In this season I believe we are all called to repent to God individually at first and eventually collectively. That is the death that leads to new life. That is the fire that opens the seed pods of revival. If anything I think we need to stoke the fire and allow others to step or maybe fall into it.
That said even positive change carries an element of grief. You have poured out your heart and life and it would be pointless for anyone to even try to tell you to stop now. I wouldn’t. Even so, like Schindler in the movie Schindler’s List who realized he still had his wedding ring at the end of the war, there will always be more that could have, maybe should have been done and wasn’t. The good news is that our tears and intentions on earth matter in eternity. Our fallibility allows us to recognize the Sovereignty and Holiness of God. The more I behold Him the less I become. I am feeling pretty darn minuscule now. I am holding on to the truth that the blessing is in the brokenness and resulting diminishment of myself in light of Him. That is the strategy of heaven. That is the message of the cross. The only thing I have left that needs to be done is to let go of and die to everything but the desire to know Christ and Him crucified. Everything else will flow from there. I’ve definitely got some repenting to do.
Brian
Your response in heartfelt writing meant so much to me.

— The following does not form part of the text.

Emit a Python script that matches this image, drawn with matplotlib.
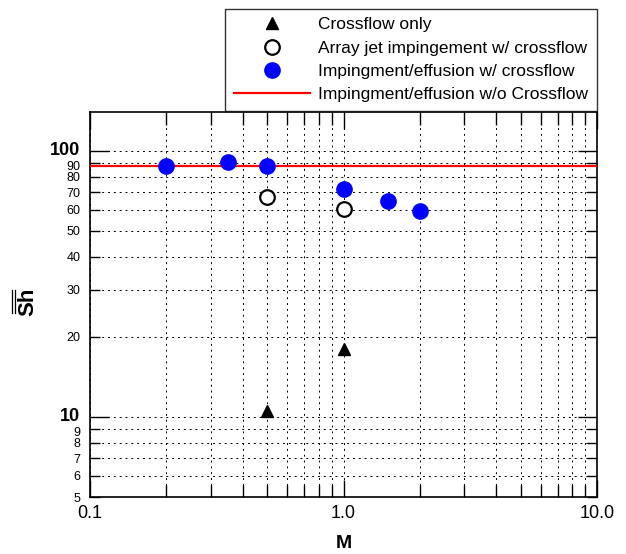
import matplotlib
matplotlib.use('Agg')
import matplotlib.pyplot as plt
from matplotlib.lines import Line2D
from matplotlib.transforms import ScaledTranslation
from matplotlib.ticker import FixedLocator, FixedFormatter, NullFormatter

plt.rcParams['font.family'] = ['Liberation Sans', 'DejaVu Sans']

# Mean Sherwood number vs blowing ratio
crossflow_m = [0.5, 1.0]
crossflow_sh = [10.5, 18.0]

jet_m = [0.5, 1.0]
jet_sh = [67.0, 60.5]

effusion_m = [0.2, 0.35, 0.5, 1.0, 1.5, 2.0]
effusion_sh = [88.0, 90.5, 88.0, 72.0, 65.0, 59.5]

no_crossflow_sh = 88.0

x_major = [0.1, 1.0, 10.0]
x_major_labels = ['0.1', '1.0', '10.0']
x_minor = [0.2, 0.3, 0.4, 0.5, 0.6, 0.7, 0.8, 0.9, 2, 3, 4, 5, 6, 7, 8, 9]
y_major = [10, 100]
y_minor = [5, 6, 7, 8, 9, 20, 30, 40, 50, 60, 70, 80, 90]

W, H = 626, 554
fig = plt.figure(figsize=(W / 100, H / 100), dpi=100)
ax = fig.add_axes([90 / W, 1 - 497 / H, 507 / W, 385 / H])

ax.set_xscale('log')
ax.set_yscale('log')
ax.set_xlim(0.1, 10)
ax.set_ylim(5, 140)

ax.plot(crossflow_m, crossflow_sh, linestyle='none', marker='^', ms=9,
        color='black', label='Crossflow only', zorder=4)
ax.plot(jet_m, jet_sh, linestyle='none', marker='o', ms=10.5,
        mfc='white', mec='black', mew=1.6,
        label='Array jet impingement w/ crossflow', zorder=4)
ax.plot(effusion_m, effusion_sh, linestyle='none', marker='o', ms=11,
        color='blue', label='Impingment/effusion w/ crossflow', zorder=5)
ax.axhline(no_crossflow_sh, color='red', lw=1.6,
           label='Impingment/effusion w/o Crossflow', zorder=3)

ax.xaxis.set_major_locator(FixedLocator(x_major))
ax.xaxis.set_major_formatter(FixedFormatter(x_major_labels))
ax.xaxis.set_minor_locator(FixedLocator(x_minor))
ax.xaxis.set_minor_formatter(NullFormatter())

ax.yaxis.set_major_locator(FixedLocator(y_major))
ax.yaxis.set_major_formatter(FixedFormatter([str(v) for v in y_major]))
ax.yaxis.set_minor_locator(FixedLocator(y_minor))
ax.yaxis.set_minor_formatter(FixedFormatter([str(v) for v in y_minor]))

ax.tick_params(which='both', direction='in', top=True, right=True,
               color='black', width=1.0)
ax.tick_params(axis='x', which='major', length=12, labelsize=13, pad=6)
ax.tick_params(axis='x', which='minor', length=9)
ax.tick_params(axis='y', which='major', length=14, labelsize=13, pad=7)
ax.tick_params(axis='y', which='minor', length=7, labelsize=9, pad=7)

# bold decade labels, nudged apart from the crowded 9 / 90 labels
up = ScaledTranslation(0, 1.5 / 72, fig.dpi_scale_trans)
down = ScaledTranslation(0, -1.5 / 72, fig.dpi_scale_trans)
for t in ax.yaxis.get_major_ticks(len(y_major)):
    t.label1.set_fontweight('bold')
    t.label1.set_transform(t.label1.get_transform() + up)
for t, v in zip(ax.yaxis.get_minor_ticks(len(y_minor)), y_minor):
    if v in (9, 90):
        t.label1.set_transform(t.label1.get_transform() + down)

ax.grid(True, which='both', color='black', lw=0.7, linestyle=(0, (2, 4)))

for sp in ax.spines.values():
    sp.set_linewidth(1.2)
    sp.set_color('black')

ax.set_xlabel('M', fontsize=14, fontweight='bold', labelpad=9)

# y label: "Sh" with a double overbar drawn as two short lines
fig.text(28 / W, 1 - 302 / H, 'Sh', rotation=90, fontsize=16,
         fontweight='bold', ha='center', va='center')
for bx in (12, 14.5):
    fig.add_artist(Line2D([bx / W, bx / W], [1 - 290 / H, 1 - 313 / H],
                          color='black', lw=0.9, transform=fig.transFigure))

leg = ax.legend(loc='lower right', bbox_to_anchor=(597 / W, 1 - 111 / H),
                bbox_transform=fig.transFigure, borderaxespad=0,
                fontsize=12.5, frameon=True, fancybox=False, handlelength=4.4,
                handletextpad=0.46, labelspacing=0.47, borderpad=0.5)
leg.get_frame().set_edgecolor('black')
leg.get_frame().set_linewidth(1.0)

fig.savefig('out.png', dpi=100)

What are just a few of the matters that I as a boomer must admit culpability to whether directly or indirectly?
Literally in 20 years our Presidential debates have changed from our 2000 question whether we (a) pay off our national debt or (b) pre-fund Social Security in light of the coming boomers’ retirements to our 2020 reality “How much further can we put our grandchildren in debt?”
We have shifted the discourse from our families teaching right from wrong to families questioning what is right.
Our priority has often been on our retirement accounts more than the needs of others, and Job 12:5 captures a reality that is close at hand:
“In the thought of one who is at ease, there is contempt for misfortune; it is ready for those whose feet slip.”
Only too true.
Thanks for this blog. It has caused me to reflect a lot. What do I regret in raising my children of the next generation?
After reflection, I think I can sum it up: I regret denying you the lessons that pain teaches us, by over sheltering you with comforts. I’ve been late in learning this life lesson about pain. It’s better to walk beside some one in pain, than it is to do everything you can to make life comfortable and without pain. Pain comes, now or later. It is our choice whether to treat it as a teacher or a demon to be destroyed and avoided at all cost.
It’s not too late. Those in their 20s and 30s are seeing and experiencing a lot of pain. We can still walk beside, and encourage them to “press in” for lessons that come through pain. Bring on the “Hero Generation”. They will change the world….to what? I pray the better place that God desires.